I did not by that time know that there could be a problem in the learning process and what it could be except that I was always tired and life could just lose its delight; I am a future doctor! The door is thus open for each one, medical student, to build and adopt personal idea and trace an “emergency exit” for such apparent medical career crisis. Some sought a solution in simply memorize to preserve a respected position as a university staff member as best thing among all bad options. Some others diverted to international certificates for both recognition and enhancement. The third group made every possible effort to escape the GP label to a specialist or assistant specialist title. In many of those examples the solution was almost superficial and cosmetic. The outcomes of the medical service provided by many medical colleagues are, therefore, almost random and the learning curves are quite flat too. The typical query: doctors are guilty or victims?

The proposal for an efficient and working medical formation may find its success in a well designed medical qualification consensus. There could be no more need to read whole books or to sprain your mind to memorize “a line” within the covers of several hundred pages book just because it may come in a question. The consensus should be laid down and agreed upon by notable and experienced scholars and practicing physicians such that a whole subject, e.g. physiology, may not exceed 50 pages in its neatest and leanest form. A subject like anatomy, e.g., should not be such frustrating for a green student mind with all details in one menu, but rather served in pieces that are totally clinically and research-wise relevant. In this regards building models and simulations and encouraging learning maps and subjective imagination should be also very helpful.

Pharmacorhythmics

The study of drugs as for their chemical nature and therapeutic applications is included in the subject ‘pharmacology’. In typical medical courses the drugs are presented in relation to the body system for which they are usually used; e.g. drugs of digestive system, drugs of the eye and so on. In such way many students do not like the subject as it would overstrain their memorization capacity. In another apparently not better working style the drugs are ordered in alphabetical manner regardless their uses or forms. If this would be the case, medical teachers and students should find some compromise in learning pharmacology with more appreciation for its importance for the medical practitioner.
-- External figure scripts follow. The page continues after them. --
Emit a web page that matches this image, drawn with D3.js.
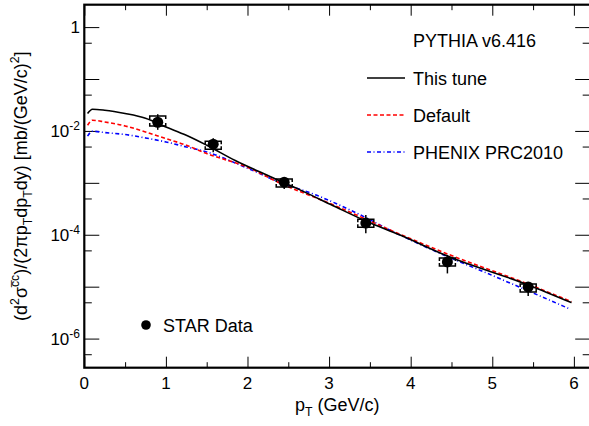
<!DOCTYPE html>
<html>
<head>
<meta charset="utf-8">
<script src="https://cdn.jsdelivr.net/npm/d3@7"></script>
<style>
  body { margin: 0; background: #fff; }
  svg { font-family: "Liberation Sans", Arial, sans-serif; }
</style>
</head>
<body>
<div id="chart"></div>
<script>
// STAR data points
const starPt = [0.9, 1.58, 2.45, 3.45, 4.45, 5.44];
const starVal = [1.47e-2, 5.55e-3, 1.03e-3, 1.68e-4, 3.0e-5, 9.9e-6];
const statLo = [1.05e-2, 3.9e-3, 7.6e-4, 1.07e-4, 1.8e-5, 6.6e-6];
const statHi = [2.1e-2, 7.2e-3, 1.29e-3, 2.4e-4, 4.1e-5, 1.23e-5];
const sysLo = [1.25e-2, 4.46e-3, 8.3e-4, 1.4e-4, 2.5e-5, 7.9e-6];
const sysHi = [1.94e-2, 6.34e-3, 1.18e-3, 2.0e-4, 3.55e-5, 1.13e-5];

// PYTHIA curves
const tunePt = [0.04, 0.1, 0.25, 0.5, 0.75, 1.0, 1.25, 1.5, 1.85, 2.25, 2.65, 3.05, 3.45, 3.87, 4.45, 5.44, 5.97];
const tuneVal = [0.02163, 0.02612, 0.0250, 0.02163, 0.01754, 0.01194, 0.00826, 0.00531, 0.00269, 0.00138, 7.24e-4, 3.63e-4, 1.84e-4, 9.86e-5, 3.89e-5, 1.08e-5, 4.92e-6];

const defPt = [0.04, 0.1, 0.25, 0.5, 0.75, 1.0, 1.25, 1.5, 2.0, 2.4, 3.0, 3.87, 4.45, 5.44, 5.97];
const defVal = [0.01288, 0.01607, 0.01489, 0.01247, 0.00957, 0.00714, 0.00531, 0.00367, 0.0020, 9.86e-4, 4.07e-4, 1.02e-4, 4.27e-5, 1.12e-5, 5.13e-6];

const phxPt = [0.04, 0.1, 0.25, 0.5, 0.75, 1.0, 1.25, 1.5, 2.0, 2.4, 2.85, 3.26, 3.87, 4.45, 4.89, 5.95];
const phxVal = [0.00794, 0.00986, 0.00931, 0.00853, 0.00733, 0.00614, 0.00492, 0.00394, 0.00191, 0.00102, 5.75e-4, 2.99e-4, 9.86e-5, 3.80e-5, 1.95e-5, 3.72e-6];

const xTicks = [0, 1, 2, 3, 4, 5, 6];
const xMinor = [0.5, 1.5, 2.5, 3.5, 4.5, 5.5];
const yMajor = [1e-6, 1e-5, 1e-4, 1e-3, 1e-2, 1e-1, 1];
const yMinor = [5e-7, 5e-6, 5e-5, 5e-4, 5e-3, 5e-2, 5e-1];
const yLabels = [[1, "1", ""], [1e-2, "10", "-2"], [1e-4, "10", "-4"], [1e-6, "10", "-6"]];

const legendItems = [
  { name: "This tune", color: "#000", dash: null },
  { name: "Default", color: "#ff0000", dash: "4,2.5" },
  { name: "PHENIX PRC2010", color: "#0000ff", dash: "4,2.5,1,2.5" }
];

const width = 589, height = 426;
const mLeft = 84.3, mRight = 590.2, mTop = 4.7, mBottom = 367.7;

const svg = d3.select("#chart").append("svg").attr("width", width).attr("height", height);
const x = d3.scaleLinear().domain([0, 6.2]).range([mLeft, mRight]);
const y = d3.scaleLog().domain([2.75e-7, 2.7]).range([mBottom, mTop]);

function tickAxis(axis, tr, vals, size) {
  const g = svg.append("g").attr("transform", tr)
    .call(axis.tickValues(vals).tickSize(-size).tickFormat(""));
  g.select(".domain").remove();
  g.selectAll("line").attr("stroke", "#000").attr("stroke-width", 1);
}
tickAxis(d3.axisLeft(y), `translate(${mLeft},0)`, yMajor, 15);
tickAxis(d3.axisLeft(y), `translate(${mLeft},0)`, yMinor, 7.5);
tickAxis(d3.axisRight(y), `translate(${mRight},0)`, yMajor, 15);
tickAxis(d3.axisRight(y), `translate(${mRight},0)`, yMinor, 7.5);
tickAxis(d3.axisBottom(x), `translate(0,${mBottom})`, xTicks, 11);
tickAxis(d3.axisBottom(x), `translate(0,${mBottom})`, xMinor, 5.5);
tickAxis(d3.axisTop(x), `translate(0,${mTop})`, xTicks, 11);
tickAxis(d3.axisTop(x), `translate(0,${mTop})`, xMinor, 5.5);

// frame
svg.append("rect").attr("x", mLeft).attr("y", mTop)
  .attr("width", mRight - mLeft).attr("height", mBottom - mTop)
  .attr("fill", "none").attr("stroke", "#000").attr("stroke-width", 2.2);

// tick labels
svg.selectAll(".xl").data(xTicks).enter().append("text")
  .attr("x", d => x(d)).attr("y", mBottom + 21)
  .attr("text-anchor", "middle").style("font-size", "17px").text(d => d);

yLabels.forEach(l => {
  const t = svg.append("text").attr("x", 80).attr("y", y(l[0]) + 6)
    .attr("text-anchor", "end").style("font-size", "17px");
  t.append("tspan").text(l[1]);
  if (l[2]) t.append("tspan").attr("dy", -7).style("font-size", "12px").text(l[2]);
});

// rich text helper: parts are [text, "n"|"sup"|"sub"]
function rich(t, parts, size) {
  let cur = 0;
  parts.forEach(p => {
    const target = p[1] === "sup" ? -0.42 * size : p[1] === "sub" ? 0.28 * size : 0;
    t.append("tspan").attr("dy", target - cur)
      .style("font-size", p[1] === "n" ? size + "px" : (size * 0.68) + "px")
      .text(p[0]);
    cur = target;
  });
}

const xt = svg.append("text").attr("x", (mLeft + mRight) / 2).attr("y", 411)
  .attr("text-anchor", "middle").style("font-size", "18px");
rich(xt, [["p", "n"], ["T", "sub"], [" (GeV/c)", "n"]], 18);

const yt = svg.append("text").attr("transform", `translate(27,${(mTop + mBottom) / 2}) rotate(-90)`)
  .attr("text-anchor", "middle").style("font-size", "18px");
rich(yt, [["(d", "n"], ["2", "sup"], ["\u03c3", "n"], ["c\u0305c", "sup"], [")/(2\u03c0p", "n"], ["T", "sub"],
  ["dp", "n"], ["T", "sub"], ["dy) [mb/(GeV/c)", "n"], ["2", "sup"], ["]", "n"]], 18);

// curves
const line = d3.line().x(d => x(d[0])).y(d => y(d[1])).curve(d3.curveMonotoneX);
const curves = [d3.zip(tunePt, tuneVal), d3.zip(defPt, defVal), d3.zip(phxPt, phxVal)];
[2, 1, 0].forEach(i => {
  svg.append("path").datum(curves[i]).attr("d", line)
    .attr("fill", "none").attr("stroke", legendItems[i].color)
    .attr("stroke-width", 1.6).attr("stroke-dasharray", legendItems[i].dash);
});

// STAR data with stat bars and bracket-style sys caps
const pts = starPt.map((p, i) => ({ p, v: starVal[i], sl: statLo[i], sh: statHi[i], yl: sysLo[i], yh: sysHi[i] }));
const g = svg.append("g").attr("stroke", "#000").attr("stroke-width", 1.5).attr("fill", "none");
pts.forEach(d => {
  const cx = x(d.p);
  g.append("line").attr("x1", cx).attr("x2", cx).attr("y1", y(d.sl)).attr("y2", y(d.sh));
  const hi = y(d.yh), lo = y(d.yl);
  g.append("path").attr("d", `M${cx - 8},${hi + 3}V${hi}H${cx + 8}V${hi + 3}`);
  g.append("path").attr("d", `M${cx - 8},${lo - 3}V${lo}H${cx + 8}V${lo - 3}`);
});
svg.selectAll(".pt").data(pts).enter().append("circle")
  .attr("cx", d => x(d.p)).attr("cy", d => y(d.v)).attr("r", 5.5).attr("fill", "#000");

// legend
svg.append("text").attr("x", 413).attr("y", 47).style("font-size", "18px").text("PYTHIA v6.416");
legendItems.forEach((it, i) => {
  const ly = 78 + i * 37;
  svg.append("line").attr("x1", 367).attr("x2", 405).attr("y1", ly).attr("y2", ly)
    .attr("stroke", it.color).attr("stroke-width", 1.6).attr("stroke-dasharray", it.dash);
  svg.append("text").attr("x", 413).attr("y", ly + 7).style("font-size", "18px").text(it.name);
});
svg.append("circle").attr("cx", 146).attr("cy", 325).attr("r", 4.8).attr("fill", "#000");
svg.append("text").attr("x", 163).attr("y", 331.5).style("font-size", "18px").text("STAR Data");
</script>
</body>
</html>
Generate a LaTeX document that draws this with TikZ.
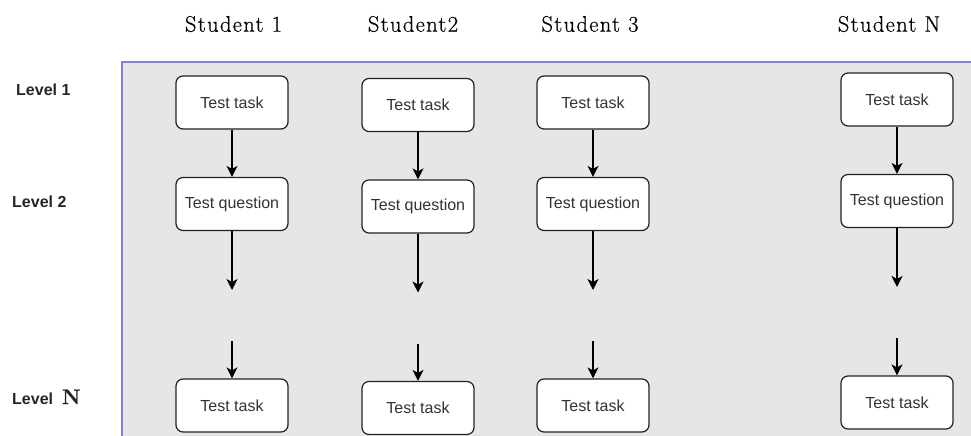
\documentclass[tikz,border=0pt]{standalone}
\usepackage{fontspec}
\setmainfont{Liberation Sans}
\newfontfamily\hdrfont[LetterSpace=6,FakeBold=0.6]{Latin Modern Roman}
\newfontfamily\cmfont[FakeBold=1]{Latin Modern Roman}
\usetikzlibrary{arrows.meta}
\definecolor{panelgray}{HTML}{E6E6E6}
\definecolor{panelblue}{HTML}{8080DD}
\definecolor{boxtext}{HTML}{333333}
\definecolor{boxline}{HTML}{222222}
\begin{document}
\begin{tikzpicture}[x=1pt,y=-1pt,
  taskbox/.style={draw=boxline, line width=1.2pt, rounded corners=7pt, fill=white,
    minimum width=112pt, minimum height=53pt, inner sep=0pt,
    font=\fontsize{16}{18}\selectfont, text=boxtext},
  flowarrow/.style={-{Stealth[length=11pt,width=11pt,inset=3pt]}, line width=1.4pt, draw=black},
  header/.style={font=\hdrfont\fontsize{22.5}{24}\selectfont, text=black},
  levellabel/.style={anchor=west, inner sep=0pt, font=\bfseries\fontsize{16}{18}\selectfont, text=black!85}
]
\useasboundingbox (0,0) rectangle (971,436);
\fill[panelgray] (122,62) rectangle (971,436);
\draw[panelblue, line width=1.3pt] (122,436) -- (122,62) -- (971,62);

\node[header] (h1) at (233.5,24) {Student 1};
\node[header] (h2) at (413,24) {Student2};
\node[header] (h3) at (590,24) {Student 3};
\node[header] (h4) at (889,24) {Student N};

\node[levellabel] (l1) at (16,90) {Level 1};
\node[levellabel] (l2) at (12,202) {Level 2};
\node[levellabel] (l3) at (12,397) {Level\ \ {\cmfont\fontsize{21}{22}\selectfont N}};

\foreach \i/\cx/\dy in {1/232/0, 2/418/2.5, 3/593/0, 4/897/-3}{
  \node[taskbox] (t\i) at (\cx,102.5+\dy) {Test task};
  \node[taskbox] (q\i) at (\cx,204+\dy) {Test question};
  \node[taskbox] (b\i) at (\cx,405.5+\dy) {Test task};
  \coordinate (a\i) at (\cx,290+\dy);
  \coordinate (c\i) at (\cx,341+\dy);
  \draw[flowarrow] (t\i) -- (q\i);
  \draw[flowarrow] (q\i) -- (a\i);
  \draw[flowarrow] (c\i) -- (b\i);
}
\end{tikzpicture}
\end{document}
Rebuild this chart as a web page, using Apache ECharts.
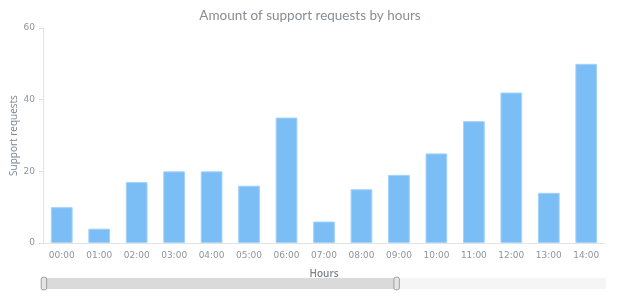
<!DOCTYPE html>
<html>
<head>
<meta charset="utf-8">
<script src="https://cdn.jsdelivr.net/npm/echarts@6/dist/echarts.min.js"></script>
<style>html,body{margin:0;padding:0;background:#fff}#c{width:620px;height:300px}</style>
</head>
<body>
<div id="c"></div>
<script>
var categories = ['00:00','01:00','02:00','03:00','04:00','05:00','06:00','07:00','08:00','09:00','10:00','11:00','12:00','13:00','14:00'];
var requests = [10, 4, 17, 20, 20, 16, 35, 6, 15, 19, 25, 34, 42, 14, 50];
var yTicks = [0, 20, 40, 60];
var scrollStart = 0, scrollEnd = 63;

var chart = echarts.init(document.getElementById('c'), null, {renderer: 'canvas'});
var labelColor = '#8e959c';
chart.setOption({
  animation: false,
  title: {
    text: 'Amount of support requests by hours',
    left: 'center', top: 4,
    textStyle: {fontFamily: 'Lato', fontSize: 13.5, fontWeight: 'normal', color: '#858d95'}
  },
  grid: {left: 43, right: 15, top: 28, bottom: 57, containLabel: false, outerBoundsMode: 'none'},
  xAxis: [{
    type: 'category',
    data: categories,
    name: 'Hours',
    nameLocation: 'middle',
    nameGap: 26,
    nameMoveOverlap: false,
    nameTextStyle: {fontFamily: 'Open Sans', fontSize: 10, color: '#7b838b', fontWeight: 600},
    axisLine: {lineStyle: {color: '#e3e3e3'}},
    axisTick: {lineStyle: {color: '#e3e3e3'}, length: 5},
    axisLabel: {fontFamily: 'DejaVu Sans', fontSize: 9, color: labelColor, margin: 8}
  }, {
    type: 'value', min: 0, max: 100, show: false, position: 'top'
  }],
  yAxis: {
    type: 'value',
    min: yTicks[0], max: yTicks[yTicks.length - 1], interval: 20,
    name: 'Support requests',
    nameLocation: 'middle',
    nameGap: 29,
    nameMoveOverlap: false,
    nameTextStyle: {fontFamily: 'Open Sans', fontSize: 10, color: '#7b838b', verticalAlign: 'middle'},
    axisLine: {show: true, lineStyle: {color: '#e3e3e3'}},
    axisTick: {show: true, lineStyle: {color: '#e3e3e3'}, length: 4},
    splitLine: {show: false},
    axisLabel: {fontFamily: 'DejaVu Sans', fontSize: 9, color: labelColor, margin: 8}
  },
  dataZoom: [{
    type: 'slider',
    xAxisIndex: 1,
    start: scrollStart, end: scrollEnd,
    left: 42, right: 15, bottom: 11, height: 11,
    showDetail: false,
    showDataShadow: false,
    brushSelect: false,
    borderColor: 'transparent',
    backgroundColor: '#f5f5f5',
    fillerColor: '#dadada',
    moveHandleSize: 0,
    handleIcon: 'path://M2,0 L4,0 Q6,0 6,2 L6,12 Q6,14 4,14 L2,14 Q0,14 0,12 L0,2 Q0,0 2,0 Z',
    handleSize: '115%',
    handleStyle: {color: '#e4e4e4', borderColor: '#a0a0a0', borderWidth: 1},
    dataBackground: {lineStyle: {opacity: 0}, areaStyle: {opacity: 0}},
    selectedDataBackground: {lineStyle: {opacity: 0}, areaStyle: {opacity: 0}},
    emphasis: {handleStyle: {borderColor: '#a0a0a0'}}
  }],
  series: [{
    type: 'bar',
    data: requests,
    barWidth: '58%',
    itemStyle: {color: '#7bbef6', borderColor: '#a3d2fb', borderWidth: 1}
  }]
});
</script>
</body>
</html>
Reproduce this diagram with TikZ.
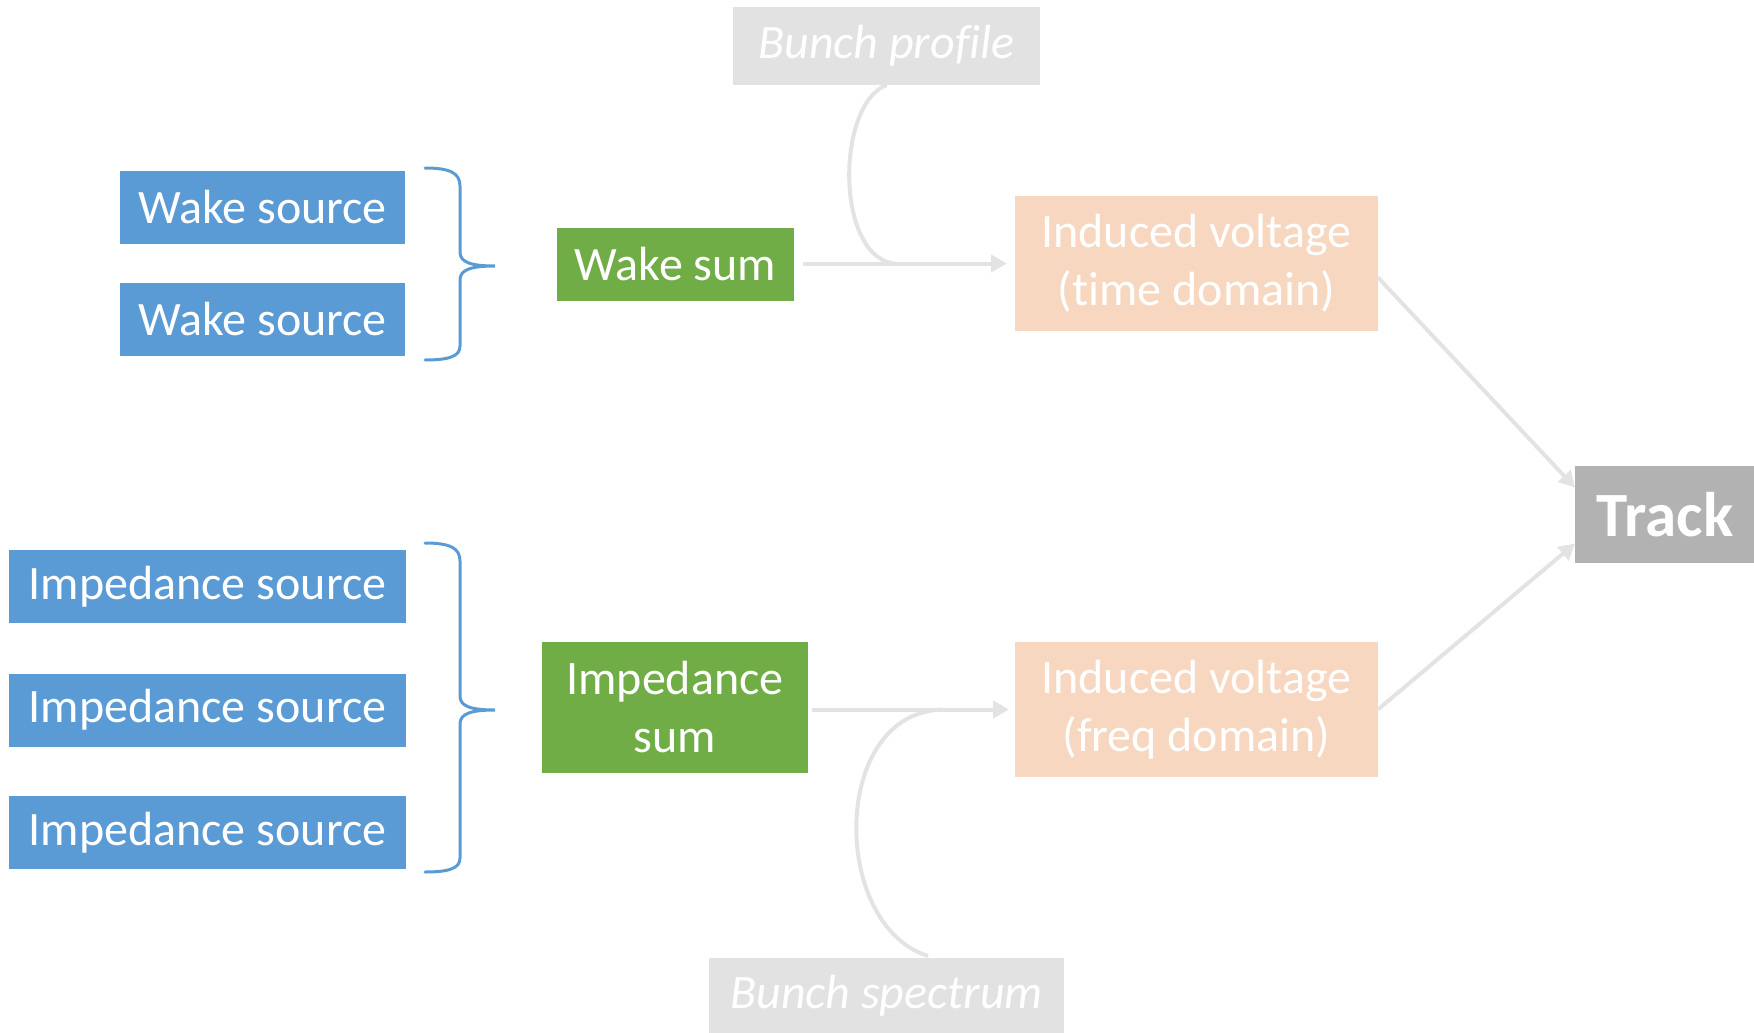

Indeed, in pharmacology we find interesting information about drugs as regard their metabolism in the body (pharmacokinetics), effect (pharmacodynamics) and relation to genetic factors (pharmacogenomics). In the latter theme the individual response to some drug is handled so that the drug type, form and dose would be appropriately tailored to suit a given type of patient. This would rely on the fact that there could be differences among different persons in their tolerance and response to some drug depending on differences in metabolic machinery (e.g. enzymes) which in turn have to do with the genetic makeup. Given the sophistication and high expenditure of those tests for individualized drug tailoring their applications would considerably differ by time and place. However, the keen appreciation of such differences can prove crucial for wise and prudent use of medically important drugs.

In this topic I may point to an interesting aspect of studying drugs concerning the frequency or mode of its taking. For examples: how often a dose should be given? Should it follow some diurnal rhythm (morning, day or night)? should the dose be always the same in some application context? How should be then its pattern in case it might be changing? ‘Pharmacorhythmics’ would consider an individualized drug dose, pattern and frequency to best suit a given patient in a given medical context. Needless to emphasize that such drug “iterations” need good knowledge of drugs and their particular therapeutic contexts.